What is asked -> Output the material exactly, but drop every image it holds.

Recorded data ->
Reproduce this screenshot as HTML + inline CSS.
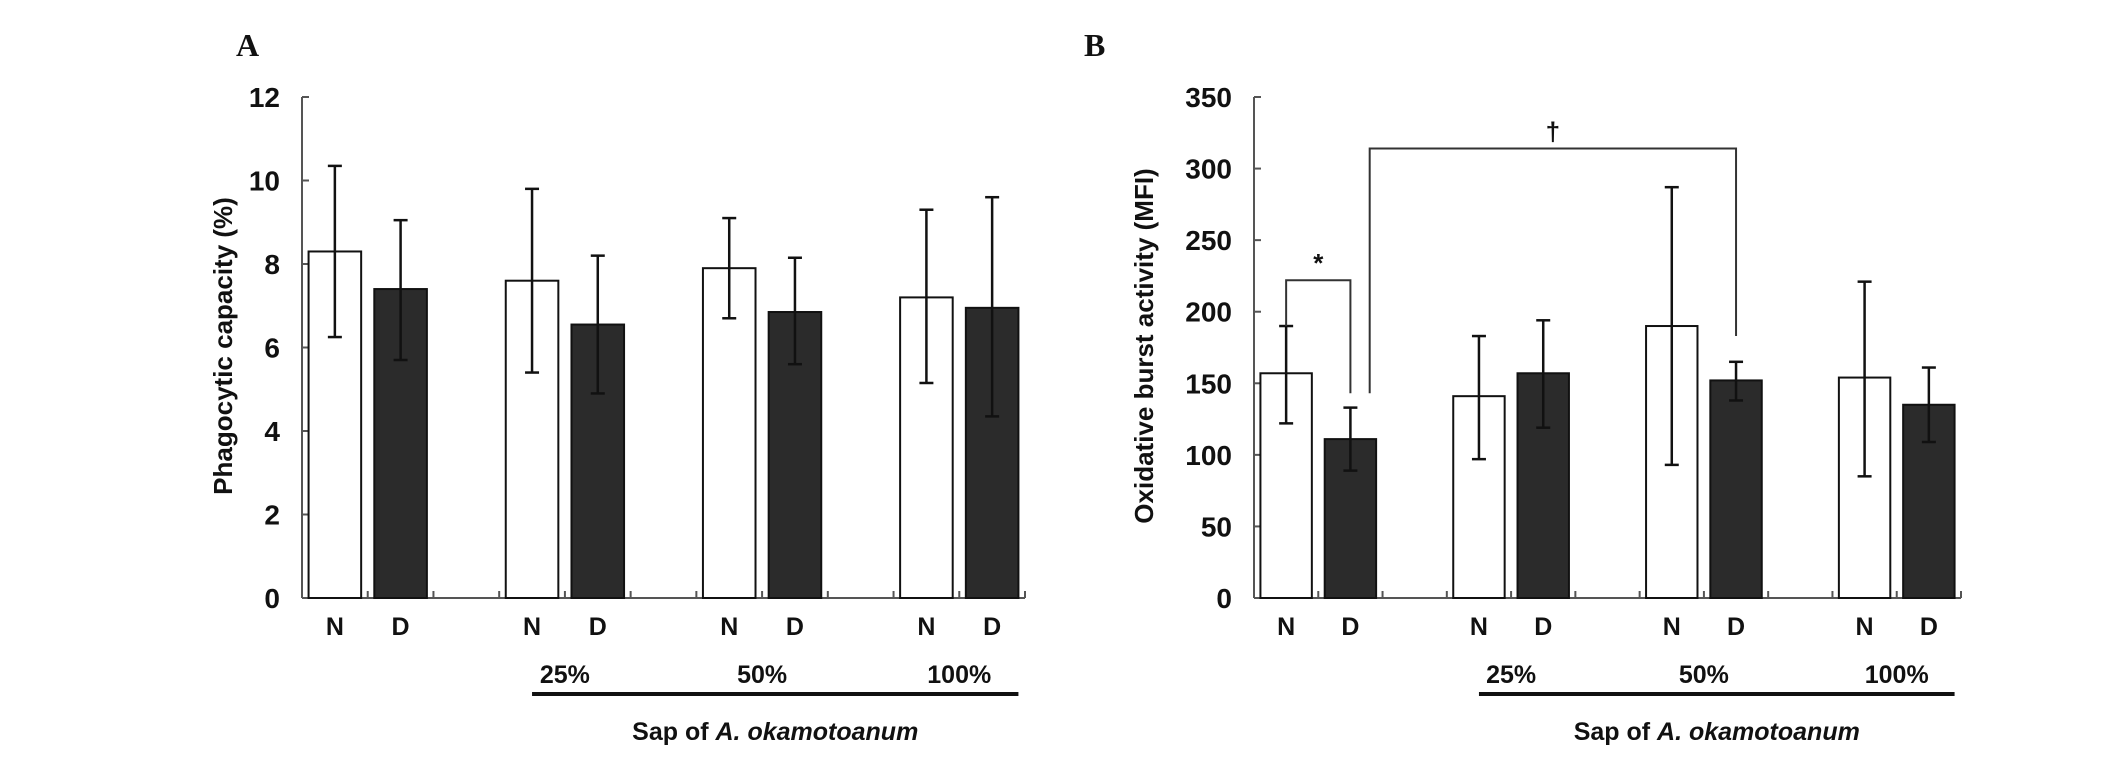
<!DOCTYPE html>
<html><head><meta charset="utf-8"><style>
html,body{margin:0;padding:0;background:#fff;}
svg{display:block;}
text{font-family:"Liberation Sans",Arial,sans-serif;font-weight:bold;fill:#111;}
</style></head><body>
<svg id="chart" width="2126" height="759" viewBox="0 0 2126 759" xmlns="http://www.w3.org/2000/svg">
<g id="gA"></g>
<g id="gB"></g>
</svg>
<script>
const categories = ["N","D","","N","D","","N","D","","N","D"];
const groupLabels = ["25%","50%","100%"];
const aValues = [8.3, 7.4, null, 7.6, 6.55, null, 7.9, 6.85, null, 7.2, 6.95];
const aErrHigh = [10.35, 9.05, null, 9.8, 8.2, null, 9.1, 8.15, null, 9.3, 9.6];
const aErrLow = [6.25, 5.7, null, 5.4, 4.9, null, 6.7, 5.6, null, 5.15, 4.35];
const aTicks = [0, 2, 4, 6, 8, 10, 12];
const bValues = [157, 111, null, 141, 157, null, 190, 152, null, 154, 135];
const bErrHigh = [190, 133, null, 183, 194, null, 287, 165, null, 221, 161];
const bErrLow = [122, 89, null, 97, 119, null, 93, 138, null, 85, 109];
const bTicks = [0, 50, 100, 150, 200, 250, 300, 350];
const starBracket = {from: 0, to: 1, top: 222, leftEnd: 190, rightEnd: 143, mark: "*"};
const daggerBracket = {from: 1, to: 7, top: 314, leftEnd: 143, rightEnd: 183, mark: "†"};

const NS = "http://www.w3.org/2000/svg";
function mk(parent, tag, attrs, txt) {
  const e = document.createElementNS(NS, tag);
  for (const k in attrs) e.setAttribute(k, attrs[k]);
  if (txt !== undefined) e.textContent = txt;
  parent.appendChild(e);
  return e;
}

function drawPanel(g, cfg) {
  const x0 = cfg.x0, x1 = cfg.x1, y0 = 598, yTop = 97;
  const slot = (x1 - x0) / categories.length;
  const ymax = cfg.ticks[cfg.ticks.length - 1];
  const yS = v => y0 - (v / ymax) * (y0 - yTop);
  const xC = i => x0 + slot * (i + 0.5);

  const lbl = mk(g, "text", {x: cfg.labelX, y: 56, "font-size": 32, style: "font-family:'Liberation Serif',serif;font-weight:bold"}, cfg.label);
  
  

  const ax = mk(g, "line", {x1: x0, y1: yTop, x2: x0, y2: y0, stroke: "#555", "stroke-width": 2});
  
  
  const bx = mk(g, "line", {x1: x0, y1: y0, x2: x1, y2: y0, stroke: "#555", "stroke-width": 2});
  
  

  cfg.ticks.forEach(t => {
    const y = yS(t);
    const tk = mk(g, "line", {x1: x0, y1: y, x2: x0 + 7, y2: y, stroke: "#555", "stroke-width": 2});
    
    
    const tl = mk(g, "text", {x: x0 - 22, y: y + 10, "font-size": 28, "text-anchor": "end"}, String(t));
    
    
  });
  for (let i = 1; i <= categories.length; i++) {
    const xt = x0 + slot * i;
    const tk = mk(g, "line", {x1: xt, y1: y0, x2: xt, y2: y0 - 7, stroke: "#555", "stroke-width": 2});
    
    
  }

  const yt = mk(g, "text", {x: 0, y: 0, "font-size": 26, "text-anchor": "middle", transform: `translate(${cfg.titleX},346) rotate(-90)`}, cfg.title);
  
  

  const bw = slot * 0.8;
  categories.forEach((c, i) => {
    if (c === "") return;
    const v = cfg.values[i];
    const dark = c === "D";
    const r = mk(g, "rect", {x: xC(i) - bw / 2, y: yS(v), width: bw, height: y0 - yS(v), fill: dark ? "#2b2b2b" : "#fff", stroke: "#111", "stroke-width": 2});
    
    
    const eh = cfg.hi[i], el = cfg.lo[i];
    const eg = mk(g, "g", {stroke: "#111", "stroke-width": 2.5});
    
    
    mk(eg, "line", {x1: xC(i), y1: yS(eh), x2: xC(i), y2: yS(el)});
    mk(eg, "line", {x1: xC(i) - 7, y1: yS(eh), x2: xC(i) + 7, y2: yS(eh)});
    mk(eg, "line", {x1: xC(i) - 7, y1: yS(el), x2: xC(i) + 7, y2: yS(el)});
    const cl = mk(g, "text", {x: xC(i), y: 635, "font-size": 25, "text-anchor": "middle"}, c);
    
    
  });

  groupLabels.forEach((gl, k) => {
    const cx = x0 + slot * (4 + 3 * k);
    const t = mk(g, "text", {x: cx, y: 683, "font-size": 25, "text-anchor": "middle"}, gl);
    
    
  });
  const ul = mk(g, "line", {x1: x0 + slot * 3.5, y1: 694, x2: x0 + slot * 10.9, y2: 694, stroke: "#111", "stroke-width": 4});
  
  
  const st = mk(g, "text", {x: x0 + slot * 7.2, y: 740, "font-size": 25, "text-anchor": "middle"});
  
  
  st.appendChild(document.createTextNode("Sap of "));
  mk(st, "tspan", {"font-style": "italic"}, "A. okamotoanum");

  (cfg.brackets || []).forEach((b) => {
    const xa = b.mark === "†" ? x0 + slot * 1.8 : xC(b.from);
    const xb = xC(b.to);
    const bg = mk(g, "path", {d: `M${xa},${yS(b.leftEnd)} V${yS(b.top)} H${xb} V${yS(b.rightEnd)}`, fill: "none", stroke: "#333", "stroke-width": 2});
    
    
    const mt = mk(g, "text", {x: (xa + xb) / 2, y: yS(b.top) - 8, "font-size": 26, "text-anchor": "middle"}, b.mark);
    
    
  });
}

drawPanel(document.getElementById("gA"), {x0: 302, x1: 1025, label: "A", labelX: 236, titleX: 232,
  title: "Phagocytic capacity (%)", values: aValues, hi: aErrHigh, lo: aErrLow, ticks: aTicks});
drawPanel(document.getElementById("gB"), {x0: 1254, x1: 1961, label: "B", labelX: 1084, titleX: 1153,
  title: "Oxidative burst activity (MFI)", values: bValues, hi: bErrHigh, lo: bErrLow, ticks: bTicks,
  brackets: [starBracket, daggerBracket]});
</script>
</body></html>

Solution to this exercise ->
Reproduce this screenshot as HTML + inline CSS.
<!DOCTYPE html>
<html><head><meta charset="utf-8"><style>
html,body{margin:0;padding:0;background:#fff;}
svg{display:block;}
text{font-family:"Liberation Sans",Arial,sans-serif;font-weight:bold;fill:#111;}
</style></head><body>
<svg id="chart" width="2126" height="759" viewBox="0 0 2126 759" xmlns="http://www.w3.org/2000/svg">
<g id="gA"></g>
<g id="gB"></g>
</svg>
<script>
const categories = ["N","D","","N","D","","N","D","","N","D"];
const groupLabels = ["25%","50%","100%"];
const aValues = [8.3, 7.4, null, 7.6, 6.55, null, 7.9, 6.85, null, 7.2, 6.95];
const aErrHigh = [10.35, 9.05, null, 9.8, 8.2, null, 9.1, 8.15, null, 9.3, 9.6];
const aErrLow = [6.25, 5.7, null, 5.4, 4.9, null, 6.7, 5.6, null, 5.15, 4.35];
const aTicks = [0, 2, 4, 6, 8, 10, 12];
const bValues = [157, 111, null, 141, 157, null, 190, 152, null, 154, 135];
const bErrHigh = [190, 133, null, 183, 194, null, 287, 165, null, 221, 161];
const bErrLow = [122, 89, null, 97, 119, null, 93, 138, null, 85, 109];
const bTicks = [0, 50, 100, 150, 200, 250, 300, 350];
const starBracket = {from: 0, to: 1, top: 222, leftEnd: 190, rightEnd: 143, mark: "*"};
const daggerBracket = {from: 1, to: 7, top: 314, leftEnd: 143, rightEnd: 183, mark: "†"};

const NS = "http://www.w3.org/2000/svg";
function mk(parent, tag, attrs, txt) {
  const e = document.createElementNS(NS, tag);
  for (const k in attrs) e.setAttribute(k, attrs[k]);
  if (txt !== undefined) e.textContent = txt;
  parent.appendChild(e);
  return e;
}

function drawPanel(g, cfg) {
  const x0 = cfg.x0, x1 = cfg.x1, y0 = 598, yTop = 97;
  const slot = (x1 - x0) / categories.length;
  const ymax = cfg.ticks[cfg.ticks.length - 1];
  const yS = v => y0 - (v / ymax) * (y0 - yTop);
  const xC = i => x0 + slot * (i + 0.5);

  const lbl = mk(g, "text", {x: cfg.labelX, y: 56, "font-size": 32, style: "font-family:'Liberation Serif',serif;font-weight:bold"}, cfg.label);
  
  

  const ax = mk(g, "line", {x1: x0, y1: yTop, x2: x0, y2: y0, stroke: "#555", "stroke-width": 2});
  
  
  const bx = mk(g, "line", {x1: x0, y1: y0, x2: x1, y2: y0, stroke: "#555", "stroke-width": 2});
  
  

  cfg.ticks.forEach(t => {
    const y = yS(t);
    const tk = mk(g, "line", {x1: x0, y1: y, x2: x0 + 7, y2: y, stroke: "#555", "stroke-width": 2});
    
    
    const tl = mk(g, "text", {x: x0 - 22, y: y + 10, "font-size": 28, "text-anchor": "end"}, String(t));
    
    
  });
  for (let i = 1; i <= categories.length; i++) {
    const xt = x0 + slot * i;
    const tk = mk(g, "line", {x1: xt, y1: y0, x2: xt, y2: y0 - 7, stroke: "#555", "stroke-width": 2});
    
    
  }

  const yt = mk(g, "text", {x: 0, y: 0, "font-size": 26, "text-anchor": "middle", transform: `translate(${cfg.titleX},346) rotate(-90)`}, cfg.title);
  
  

  const bw = slot * 0.8;
  categories.forEach((c, i) => {
    if (c === "") return;
    const v = cfg.values[i];
    const dark = c === "D";
    const r = mk(g, "rect", {x: xC(i) - bw / 2, y: yS(v), width: bw, height: y0 - yS(v), fill: dark ? "#2b2b2b" : "#fff", stroke: "#111", "stroke-width": 2});
    
    
    const eh = cfg.hi[i], el = cfg.lo[i];
    const eg = mk(g, "g", {stroke: "#111", "stroke-width": 2.5});
    
    
    mk(eg, "line", {x1: xC(i), y1: yS(eh), x2: xC(i), y2: yS(el)});
    mk(eg, "line", {x1: xC(i) - 7, y1: yS(eh), x2: xC(i) + 7, y2: yS(eh)});
    mk(eg, "line", {x1: xC(i) - 7, y1: yS(el), x2: xC(i) + 7, y2: yS(el)});
    const cl = mk(g, "text", {x: xC(i), y: 635, "font-size": 25, "text-anchor": "middle"}, c);
    
    
  });

  groupLabels.forEach((gl, k) => {
    const cx = x0 + slot * (4 + 3 * k);
    const t = mk(g, "text", {x: cx, y: 683, "font-size": 25, "text-anchor": "middle"}, gl);
    
    
  });
  const ul = mk(g, "line", {x1: x0 + slot * 3.5, y1: 694, x2: x0 + slot * 10.9, y2: 694, stroke: "#111", "stroke-width": 4});
  
  
  const st = mk(g, "text", {x: x0 + slot * 7.2, y: 740, "font-size": 25, "text-anchor": "middle"});
  
  
  st.appendChild(document.createTextNode("Sap of "));
  mk(st, "tspan", {"font-style": "italic"}, "A. okamotoanum");

  (cfg.brackets || []).forEach((b) => {
    const xa = b.mark === "†" ? x0 + slot * 1.8 : xC(b.from);
    const xb = xC(b.to);
    const bg = mk(g, "path", {d: `M${xa},${yS(b.leftEnd)} V${yS(b.top)} H${xb} V${yS(b.rightEnd)}`, fill: "none", stroke: "#333", "stroke-width": 2});
    
    
    const mt = mk(g, "text", {x: (xa + xb) / 2, y: yS(b.top) - 8, "font-size": 26, "text-anchor": "middle"}, b.mark);
    
    
  });
}

drawPanel(document.getElementById("gA"), {x0: 302, x1: 1025, label: "A", labelX: 236, titleX: 232,
  title: "Phagocytic capacity (%)", values: aValues, hi: aErrHigh, lo: aErrLow, ticks: aTicks});
drawPanel(document.getElementById("gB"), {x0: 1254, x1: 1961, label: "B", labelX: 1084, titleX: 1153,
  title: "Oxidative burst activity (MFI)", values: bValues, hi: bErrHigh, lo: bErrLow, ticks: bTicks,
  brackets: [starBracket, daggerBracket]});
</script>
</body></html>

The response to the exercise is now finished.